===== GIVEN INFORMATION =====
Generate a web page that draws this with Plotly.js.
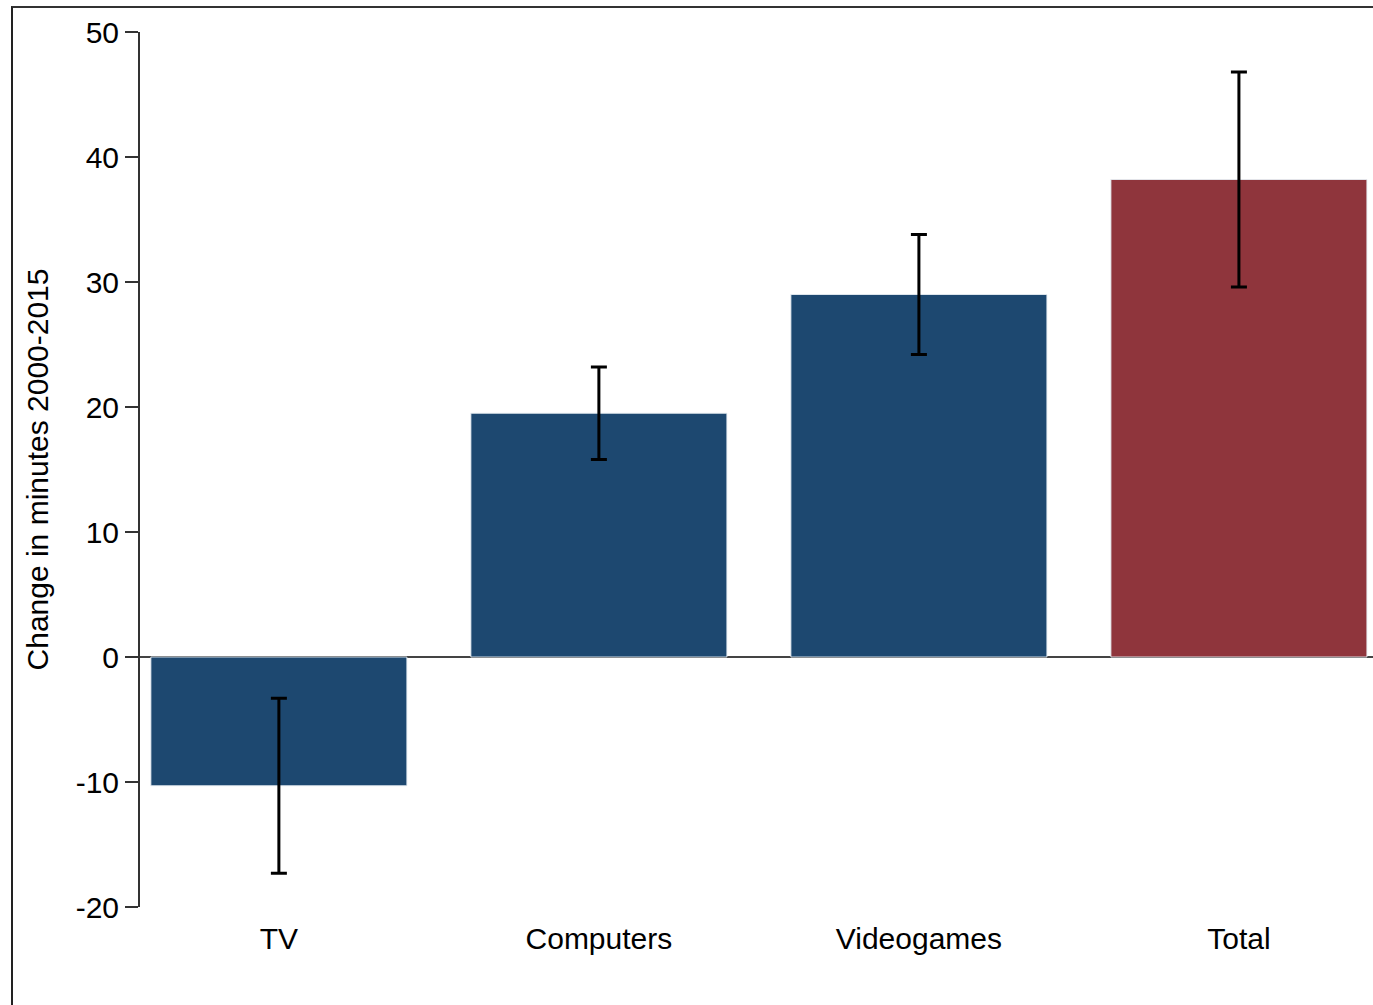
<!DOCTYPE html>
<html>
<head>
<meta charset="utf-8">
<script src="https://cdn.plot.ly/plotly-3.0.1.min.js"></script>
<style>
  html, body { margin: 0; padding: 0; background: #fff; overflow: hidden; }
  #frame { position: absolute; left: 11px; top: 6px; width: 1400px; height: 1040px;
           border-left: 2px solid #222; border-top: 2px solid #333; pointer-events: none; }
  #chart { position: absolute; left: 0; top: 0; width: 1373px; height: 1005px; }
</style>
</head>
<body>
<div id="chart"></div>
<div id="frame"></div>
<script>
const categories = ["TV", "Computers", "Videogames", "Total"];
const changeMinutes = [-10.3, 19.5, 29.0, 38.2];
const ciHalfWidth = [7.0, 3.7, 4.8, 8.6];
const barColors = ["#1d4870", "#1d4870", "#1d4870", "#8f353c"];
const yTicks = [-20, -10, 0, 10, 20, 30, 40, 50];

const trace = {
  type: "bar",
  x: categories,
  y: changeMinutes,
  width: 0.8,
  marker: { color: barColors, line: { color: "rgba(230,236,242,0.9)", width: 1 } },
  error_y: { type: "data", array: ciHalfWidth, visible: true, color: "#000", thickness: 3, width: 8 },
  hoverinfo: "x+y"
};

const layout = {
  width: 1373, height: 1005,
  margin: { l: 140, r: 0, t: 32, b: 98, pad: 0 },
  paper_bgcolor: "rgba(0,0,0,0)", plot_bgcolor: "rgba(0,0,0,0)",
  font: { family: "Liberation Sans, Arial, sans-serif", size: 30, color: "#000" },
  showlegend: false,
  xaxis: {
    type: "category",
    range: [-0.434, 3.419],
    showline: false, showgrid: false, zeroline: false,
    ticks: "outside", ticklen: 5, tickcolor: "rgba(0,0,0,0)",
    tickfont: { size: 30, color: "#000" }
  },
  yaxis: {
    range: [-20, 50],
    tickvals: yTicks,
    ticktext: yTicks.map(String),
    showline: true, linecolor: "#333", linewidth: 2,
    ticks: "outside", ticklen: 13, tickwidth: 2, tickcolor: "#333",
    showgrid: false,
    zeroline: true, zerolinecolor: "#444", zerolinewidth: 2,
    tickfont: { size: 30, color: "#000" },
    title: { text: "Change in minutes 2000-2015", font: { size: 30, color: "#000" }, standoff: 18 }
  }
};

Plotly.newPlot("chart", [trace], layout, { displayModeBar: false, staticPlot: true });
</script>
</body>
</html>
=====
Quote the material exactly. Pictures stay out.

Generate a web page that draws this with Plotly.js.
<!DOCTYPE html>
<html>
<head>
<meta charset="utf-8">
<script src="https://cdn.plot.ly/plotly-3.0.1.min.js"></script>
<style>
  html, body { margin: 0; padding: 0; background: #fff; overflow: hidden; }
  #frame { position: absolute; left: 11px; top: 6px; width: 1400px; height: 1040px;
           border-left: 2px solid #222; border-top: 2px solid #333; pointer-events: none; }
  #chart { position: absolute; left: 0; top: 0; width: 1373px; height: 1005px; }
</style>
</head>
<body>
<div id="chart"></div>
<div id="frame"></div>
<script>
const categories = ["TV", "Computers", "Videogames", "Total"];
const changeMinutes = [-10.3, 19.5, 29.0, 38.2];
const ciHalfWidth = [7.0, 3.7, 4.8, 8.6];
const barColors = ["#1d4870", "#1d4870", "#1d4870", "#8f353c"];
const yTicks = [-20, -10, 0, 10, 20, 30, 40, 50];

const trace = {
  type: "bar",
  x: categories,
  y: changeMinutes,
  width: 0.8,
  marker: { color: barColors, line: { color: "rgba(230,236,242,0.9)", width: 1 } },
  error_y: { type: "data", array: ciHalfWidth, visible: true, color: "#000", thickness: 3, width: 8 },
  hoverinfo: "x+y"
};

const layout = {
  width: 1373, height: 1005,
  margin: { l: 140, r: 0, t: 32, b: 98, pad: 0 },
  paper_bgcolor: "rgba(0,0,0,0)", plot_bgcolor: "rgba(0,0,0,0)",
  font: { family: "Liberation Sans, Arial, sans-serif", size: 30, color: "#000" },
  showlegend: false,
  xaxis: {
    type: "category",
    range: [-0.434, 3.419],
    showline: false, showgrid: false, zeroline: false,
    ticks: "outside", ticklen: 5, tickcolor: "rgba(0,0,0,0)",
    tickfont: { size: 30, color: "#000" }
  },
  yaxis: {
    range: [-20, 50],
    tickvals: yTicks,
    ticktext: yTicks.map(String),
    showline: true, linecolor: "#333", linewidth: 2,
    ticks: "outside", ticklen: 13, tickwidth: 2, tickcolor: "#333",
    showgrid: false,
    zeroline: true, zerolinecolor: "#444", zerolinewidth: 2,
    tickfont: { size: 30, color: "#000" },
    title: { text: "Change in minutes 2000-2015", font: { size: 30, color: "#000" }, standoff: 18 }
  }
};

Plotly.newPlot("chart", [trace], layout, { displayModeBar: false, staticPlot: true });
</script>
</body>
</html>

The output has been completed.